(Entries with chart source code)
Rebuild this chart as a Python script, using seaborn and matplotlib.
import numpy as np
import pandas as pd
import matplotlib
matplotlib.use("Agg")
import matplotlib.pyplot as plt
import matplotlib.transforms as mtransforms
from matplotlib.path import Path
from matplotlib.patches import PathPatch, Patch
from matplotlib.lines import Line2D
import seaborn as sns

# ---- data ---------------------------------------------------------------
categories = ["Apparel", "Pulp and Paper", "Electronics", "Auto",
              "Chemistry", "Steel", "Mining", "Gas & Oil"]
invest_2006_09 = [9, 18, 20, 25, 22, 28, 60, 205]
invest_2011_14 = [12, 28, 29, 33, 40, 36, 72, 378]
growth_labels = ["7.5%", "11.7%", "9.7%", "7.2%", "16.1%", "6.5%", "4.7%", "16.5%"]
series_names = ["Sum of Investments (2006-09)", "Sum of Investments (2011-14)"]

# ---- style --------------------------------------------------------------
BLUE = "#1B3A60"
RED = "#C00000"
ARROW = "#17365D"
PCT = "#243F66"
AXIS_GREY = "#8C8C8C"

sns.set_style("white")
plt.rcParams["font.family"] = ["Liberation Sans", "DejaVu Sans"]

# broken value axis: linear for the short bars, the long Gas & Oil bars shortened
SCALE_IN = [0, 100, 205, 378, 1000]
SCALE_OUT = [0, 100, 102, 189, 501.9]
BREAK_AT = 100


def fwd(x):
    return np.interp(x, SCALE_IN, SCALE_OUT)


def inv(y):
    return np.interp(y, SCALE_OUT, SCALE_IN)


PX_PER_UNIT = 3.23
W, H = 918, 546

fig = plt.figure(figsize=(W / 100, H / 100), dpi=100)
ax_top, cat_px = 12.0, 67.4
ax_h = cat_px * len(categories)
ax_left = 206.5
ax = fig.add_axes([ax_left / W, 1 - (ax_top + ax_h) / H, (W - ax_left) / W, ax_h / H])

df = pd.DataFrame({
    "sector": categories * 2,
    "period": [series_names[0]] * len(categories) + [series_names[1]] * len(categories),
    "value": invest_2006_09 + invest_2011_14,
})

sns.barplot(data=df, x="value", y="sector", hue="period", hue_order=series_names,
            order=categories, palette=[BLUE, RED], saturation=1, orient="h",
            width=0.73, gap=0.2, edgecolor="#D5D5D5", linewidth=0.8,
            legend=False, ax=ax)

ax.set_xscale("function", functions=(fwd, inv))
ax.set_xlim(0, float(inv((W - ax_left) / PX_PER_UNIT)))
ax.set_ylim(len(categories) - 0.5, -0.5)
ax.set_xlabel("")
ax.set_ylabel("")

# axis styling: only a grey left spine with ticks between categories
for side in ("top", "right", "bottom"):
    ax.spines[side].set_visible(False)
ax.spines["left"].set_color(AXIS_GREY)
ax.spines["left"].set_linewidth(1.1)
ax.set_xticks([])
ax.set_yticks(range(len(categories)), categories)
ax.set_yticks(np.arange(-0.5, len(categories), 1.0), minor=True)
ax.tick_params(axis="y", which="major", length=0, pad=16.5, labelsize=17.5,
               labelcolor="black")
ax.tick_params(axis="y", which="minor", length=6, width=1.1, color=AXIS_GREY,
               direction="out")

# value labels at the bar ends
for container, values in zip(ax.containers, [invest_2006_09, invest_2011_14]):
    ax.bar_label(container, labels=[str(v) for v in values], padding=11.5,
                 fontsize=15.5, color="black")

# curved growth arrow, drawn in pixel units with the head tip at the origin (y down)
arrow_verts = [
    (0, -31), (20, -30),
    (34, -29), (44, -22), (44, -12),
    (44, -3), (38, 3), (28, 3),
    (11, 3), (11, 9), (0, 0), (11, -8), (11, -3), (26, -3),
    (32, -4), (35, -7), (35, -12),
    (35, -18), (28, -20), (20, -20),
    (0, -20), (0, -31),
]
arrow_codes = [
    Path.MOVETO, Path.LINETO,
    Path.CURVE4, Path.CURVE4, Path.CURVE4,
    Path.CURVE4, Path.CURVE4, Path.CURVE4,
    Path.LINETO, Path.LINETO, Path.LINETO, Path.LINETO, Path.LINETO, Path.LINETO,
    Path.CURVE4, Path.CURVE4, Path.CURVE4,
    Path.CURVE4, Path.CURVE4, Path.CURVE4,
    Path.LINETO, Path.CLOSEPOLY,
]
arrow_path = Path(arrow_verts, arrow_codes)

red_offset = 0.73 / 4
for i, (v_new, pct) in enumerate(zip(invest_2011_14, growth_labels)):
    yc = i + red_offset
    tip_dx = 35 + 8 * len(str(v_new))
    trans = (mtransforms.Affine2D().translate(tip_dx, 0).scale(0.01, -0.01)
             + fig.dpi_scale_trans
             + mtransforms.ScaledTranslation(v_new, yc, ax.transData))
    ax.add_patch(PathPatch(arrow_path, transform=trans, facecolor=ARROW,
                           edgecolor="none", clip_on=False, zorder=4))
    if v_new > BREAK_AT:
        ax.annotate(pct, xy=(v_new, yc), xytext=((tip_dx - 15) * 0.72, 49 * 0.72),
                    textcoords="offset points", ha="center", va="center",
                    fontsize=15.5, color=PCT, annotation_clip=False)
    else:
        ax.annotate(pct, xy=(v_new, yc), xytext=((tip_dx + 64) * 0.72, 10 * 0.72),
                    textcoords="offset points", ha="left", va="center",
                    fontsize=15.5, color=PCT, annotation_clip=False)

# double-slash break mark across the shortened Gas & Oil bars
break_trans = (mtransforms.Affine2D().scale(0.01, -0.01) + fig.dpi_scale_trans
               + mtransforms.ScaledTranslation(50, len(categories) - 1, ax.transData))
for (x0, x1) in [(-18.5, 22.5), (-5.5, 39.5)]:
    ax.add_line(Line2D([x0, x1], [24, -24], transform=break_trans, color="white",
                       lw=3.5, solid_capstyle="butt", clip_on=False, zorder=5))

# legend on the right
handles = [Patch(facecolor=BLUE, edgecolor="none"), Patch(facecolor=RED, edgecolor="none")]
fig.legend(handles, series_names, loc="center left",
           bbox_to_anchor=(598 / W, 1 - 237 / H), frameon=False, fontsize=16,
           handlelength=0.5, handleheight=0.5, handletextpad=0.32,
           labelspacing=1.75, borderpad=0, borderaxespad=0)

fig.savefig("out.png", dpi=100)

* * *

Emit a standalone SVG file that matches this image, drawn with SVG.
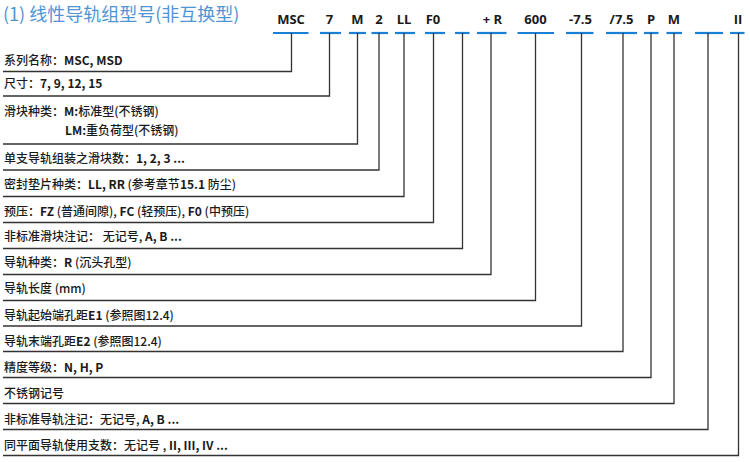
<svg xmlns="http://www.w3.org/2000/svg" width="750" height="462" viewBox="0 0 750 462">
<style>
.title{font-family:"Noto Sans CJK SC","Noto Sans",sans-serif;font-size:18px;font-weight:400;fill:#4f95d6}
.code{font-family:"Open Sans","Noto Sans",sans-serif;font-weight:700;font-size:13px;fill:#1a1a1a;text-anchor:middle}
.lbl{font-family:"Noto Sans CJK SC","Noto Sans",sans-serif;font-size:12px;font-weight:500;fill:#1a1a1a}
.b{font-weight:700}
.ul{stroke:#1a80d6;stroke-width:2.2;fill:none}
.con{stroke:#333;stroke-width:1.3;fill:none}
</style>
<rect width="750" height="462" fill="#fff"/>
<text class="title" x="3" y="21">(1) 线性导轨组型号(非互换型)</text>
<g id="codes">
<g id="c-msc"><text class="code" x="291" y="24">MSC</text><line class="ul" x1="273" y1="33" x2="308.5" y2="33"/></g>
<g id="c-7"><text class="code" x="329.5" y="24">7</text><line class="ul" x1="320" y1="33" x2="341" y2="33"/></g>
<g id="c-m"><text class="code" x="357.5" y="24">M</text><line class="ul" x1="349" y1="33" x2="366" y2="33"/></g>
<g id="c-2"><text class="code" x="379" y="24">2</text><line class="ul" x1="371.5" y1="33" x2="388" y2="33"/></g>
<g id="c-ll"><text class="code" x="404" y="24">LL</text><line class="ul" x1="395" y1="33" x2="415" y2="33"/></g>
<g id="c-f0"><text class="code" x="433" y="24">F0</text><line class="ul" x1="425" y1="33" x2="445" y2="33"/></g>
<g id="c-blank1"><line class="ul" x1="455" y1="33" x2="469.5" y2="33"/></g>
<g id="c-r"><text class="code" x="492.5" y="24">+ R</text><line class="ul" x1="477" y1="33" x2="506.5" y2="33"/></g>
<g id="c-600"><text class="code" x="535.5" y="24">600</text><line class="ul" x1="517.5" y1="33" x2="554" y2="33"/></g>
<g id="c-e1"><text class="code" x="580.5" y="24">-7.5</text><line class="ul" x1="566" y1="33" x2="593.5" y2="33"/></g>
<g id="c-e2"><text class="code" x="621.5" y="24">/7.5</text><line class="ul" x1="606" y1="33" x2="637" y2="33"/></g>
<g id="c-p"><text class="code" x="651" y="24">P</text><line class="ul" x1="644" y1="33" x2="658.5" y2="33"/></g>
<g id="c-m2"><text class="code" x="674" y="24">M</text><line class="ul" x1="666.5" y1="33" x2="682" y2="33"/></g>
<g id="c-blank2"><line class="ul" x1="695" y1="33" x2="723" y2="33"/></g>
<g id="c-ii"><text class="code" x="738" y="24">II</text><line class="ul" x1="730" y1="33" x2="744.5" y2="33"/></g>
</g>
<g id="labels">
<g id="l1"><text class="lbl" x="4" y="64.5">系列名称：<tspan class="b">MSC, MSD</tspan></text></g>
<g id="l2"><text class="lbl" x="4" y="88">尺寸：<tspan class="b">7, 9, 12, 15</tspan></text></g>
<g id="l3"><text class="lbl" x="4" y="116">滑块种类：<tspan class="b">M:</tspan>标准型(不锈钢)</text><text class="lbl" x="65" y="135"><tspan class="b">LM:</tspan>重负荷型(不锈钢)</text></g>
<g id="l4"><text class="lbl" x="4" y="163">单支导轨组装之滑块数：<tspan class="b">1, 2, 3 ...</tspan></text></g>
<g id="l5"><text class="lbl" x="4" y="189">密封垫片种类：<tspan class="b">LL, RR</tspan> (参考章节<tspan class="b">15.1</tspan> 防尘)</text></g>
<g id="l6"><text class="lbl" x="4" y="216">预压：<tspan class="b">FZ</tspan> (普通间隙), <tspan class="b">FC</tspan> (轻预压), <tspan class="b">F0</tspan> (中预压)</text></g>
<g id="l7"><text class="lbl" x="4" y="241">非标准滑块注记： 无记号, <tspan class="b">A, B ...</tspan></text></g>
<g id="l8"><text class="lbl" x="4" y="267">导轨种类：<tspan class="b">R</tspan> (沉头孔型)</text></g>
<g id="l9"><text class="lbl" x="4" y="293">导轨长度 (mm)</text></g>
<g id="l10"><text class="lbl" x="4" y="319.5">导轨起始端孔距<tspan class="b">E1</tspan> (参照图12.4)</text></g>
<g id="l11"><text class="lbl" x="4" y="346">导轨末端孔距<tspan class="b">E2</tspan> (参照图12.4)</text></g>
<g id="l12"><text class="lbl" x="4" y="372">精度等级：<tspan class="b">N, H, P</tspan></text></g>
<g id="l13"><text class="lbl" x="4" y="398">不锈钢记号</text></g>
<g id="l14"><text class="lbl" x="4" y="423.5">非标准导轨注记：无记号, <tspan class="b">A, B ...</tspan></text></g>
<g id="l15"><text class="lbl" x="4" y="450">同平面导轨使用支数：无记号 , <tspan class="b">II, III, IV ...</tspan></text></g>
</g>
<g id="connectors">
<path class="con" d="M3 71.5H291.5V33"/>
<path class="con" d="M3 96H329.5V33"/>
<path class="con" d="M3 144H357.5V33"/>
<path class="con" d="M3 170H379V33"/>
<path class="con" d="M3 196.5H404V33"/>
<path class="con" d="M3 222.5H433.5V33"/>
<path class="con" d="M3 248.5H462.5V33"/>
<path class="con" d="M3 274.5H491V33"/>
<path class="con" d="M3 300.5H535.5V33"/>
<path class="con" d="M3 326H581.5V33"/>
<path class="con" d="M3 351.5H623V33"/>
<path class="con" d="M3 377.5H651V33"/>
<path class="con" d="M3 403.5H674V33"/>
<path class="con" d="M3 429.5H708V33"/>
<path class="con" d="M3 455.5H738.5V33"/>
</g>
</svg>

What you have to do: This exercise asks for the lines from the line with "Rebuild this chart" to the line with "W, H = 918, 546", both lines included, set down exactly and with nothing else.

Finished exercise:
Rebuild this chart as a Python script, using seaborn and matplotlib.
import numpy as np
import pandas as pd
import matplotlib
matplotlib.use("Agg")
import matplotlib.pyplot as plt
import matplotlib.transforms as mtransforms
from matplotlib.path import Path
from matplotlib.patches import PathPatch, Patch
from matplotlib.lines import Line2D
import seaborn as sns

# ---- data ---------------------------------------------------------------
categories = ["Apparel", "Pulp and Paper", "Electronics", "Auto",
              "Chemistry", "Steel", "Mining", "Gas & Oil"]
invest_2006_09 = [9, 18, 20, 25, 22, 28, 60, 205]
invest_2011_14 = [12, 28, 29, 33, 40, 36, 72, 378]
growth_labels = ["7.5%", "11.7%", "9.7%", "7.2%", "16.1%", "6.5%", "4.7%", "16.5%"]
series_names = ["Sum of Investments (2006-09)", "Sum of Investments (2011-14)"]

# ---- style --------------------------------------------------------------
BLUE = "#1B3A60"
RED = "#C00000"
ARROW = "#17365D"
PCT = "#243F66"
AXIS_GREY = "#8C8C8C"

sns.set_style("white")
plt.rcParams["font.family"] = ["Liberation Sans", "DejaVu Sans"]

# broken value axis: linear for the short bars, the long Gas & Oil bars shortened
SCALE_IN = [0, 100, 205, 378, 1000]
SCALE_OUT = [0, 100, 102, 189, 501.9]
BREAK_AT = 100


def fwd(x):
    return np.interp(x, SCALE_IN, SCALE_OUT)


def inv(y):
    return np.interp(y, SCALE_OUT, SCALE_IN)


PX_PER_UNIT = 3.23
W, H = 918, 546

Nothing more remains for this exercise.